Seat of government of Cincinnati, Ohio

Cincinnati City Hall is the seat of the municipal government of Cincinnati, Ohio. Completed in 1893, the Richardsonian Romanesque structure was listed in the National Register of Historic Places on December 11, 1972. The building was designed by Samuel Hannaford at a cost of $1.61 million.

The main building comprises four and a half stories with a nine-story clock tower. The building was constructed by the David Hummel company of Cincinnati using stone quarried in Wisconsin, Ohio, Missouri, and Indiana. Marble stairways and wainscoting originated in Italy and Tennessee, while granite columns were obtained from Vermont. Stained glass windows were installed which depict Cincinnatus and illustrate Cincinnati's early history.
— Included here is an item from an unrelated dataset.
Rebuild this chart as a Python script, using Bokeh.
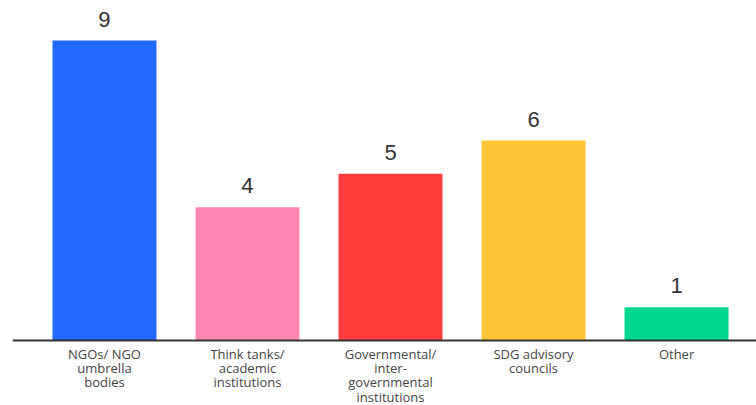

The first city hall was built on this site in 1852 and was demolished in 1888 to make way for the current structure. Construction costs for the building totaled $1.61 million of which $54,000 was paid to Samuel Hannaford as architect and construction superintendent.

"Cincinnati's City Hall represents the prevailing architectural tastes at the time of its construction and the influence of H. H. Richardson on its designer, Samuel Hannaford. Richardson's winning design for the Cincinnati Chamber of Commerce building was executed in the 1880s; however, the building's demolition in 1911 left City Hall the best remaining example of Richardson Romanesque in Cincinnati. Samuel Hannaford practiced from 1858 until 1897 and made a significant contribution to the architectural heritage of the Cincinnati area."

An optical trick known as forced perspective makes the building appear even larger than it actually is. As it becomes taller, its windows get smaller.